This is a weird post to write, but I think it’s important so I’m sitting down to write it in the hope that it helps someone else.
I’ve lived with depression for a few years now. In reality it’s probably been more than a few years, but a few years ago a Doctor told me that I had depression, so that’s where the ‘official’ timeline started. I’ve spoken about having depression before, and I genuinely thought that I was ok with things, I thought that I understood my depression; how to manage it, how to spot the signs that I wasn’t doing too well and needed a break, etc.
Now, I’m in the USA on the trip of a lifetime, and it turns out I wasn’t actually ‘ok’ with the whole depression thing at all. The last few weeks have been incredible, mind-alteringly, life changingly brilliant, and I’ve felt like someone without depression. Even when I got snotty-gunky-gross sick, I was still pretty happy, just miffed that I was in New York being snotty-gunky-gross sick. There was a little part of me that thought, ‘Oh my God, maybe it wasn’t depression at all! It was stress, burnout, a series of unfortunate events that were making me sad – I probably don’t have this weird lifelong mental health thing at all, how brilliant!‘ That little part grew without me even realising it, until I woke up earlier this week with the familiar feeling of numbness. That heavy blanket feeling that makes getting out of bed too difficult.
Unsurprisingly to just about everyone else in the world, it turns out that just because you go on an adventure to explore a subject you’re passionate about, depression doesn’t just go away. Even when you’re not stressed, worried or under pressure, that whole depression thing – it’s still a thing. That realisation surprised me.
I’m aware this sounds really naive, but I think it’s important to talk about. The issue of burnout and stress in relation to the PhD process is talked about so much, but it’s not always stress that makes life difficult for people. Some of us are living with the knowledge that at some point we’ll be right in the middle of a brilliant week, and the heavy blanket feeling will return with little or no warning.

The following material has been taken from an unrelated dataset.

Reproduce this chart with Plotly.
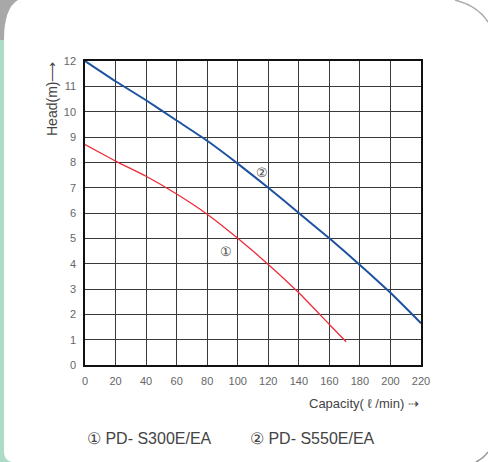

All of that said, I’m still feeling pretty lucky to be lugging my heavy blanket around Washington DC rather than Aberdeen. Travelling has always been something I’ve enjoyed, and so I’m going to spend my weekend exploring new places around DC. That is potentially the most privileged form of self-care I’ve ever planned, but I’m here and me and my heavy blanket are determined to make the most of it, gently.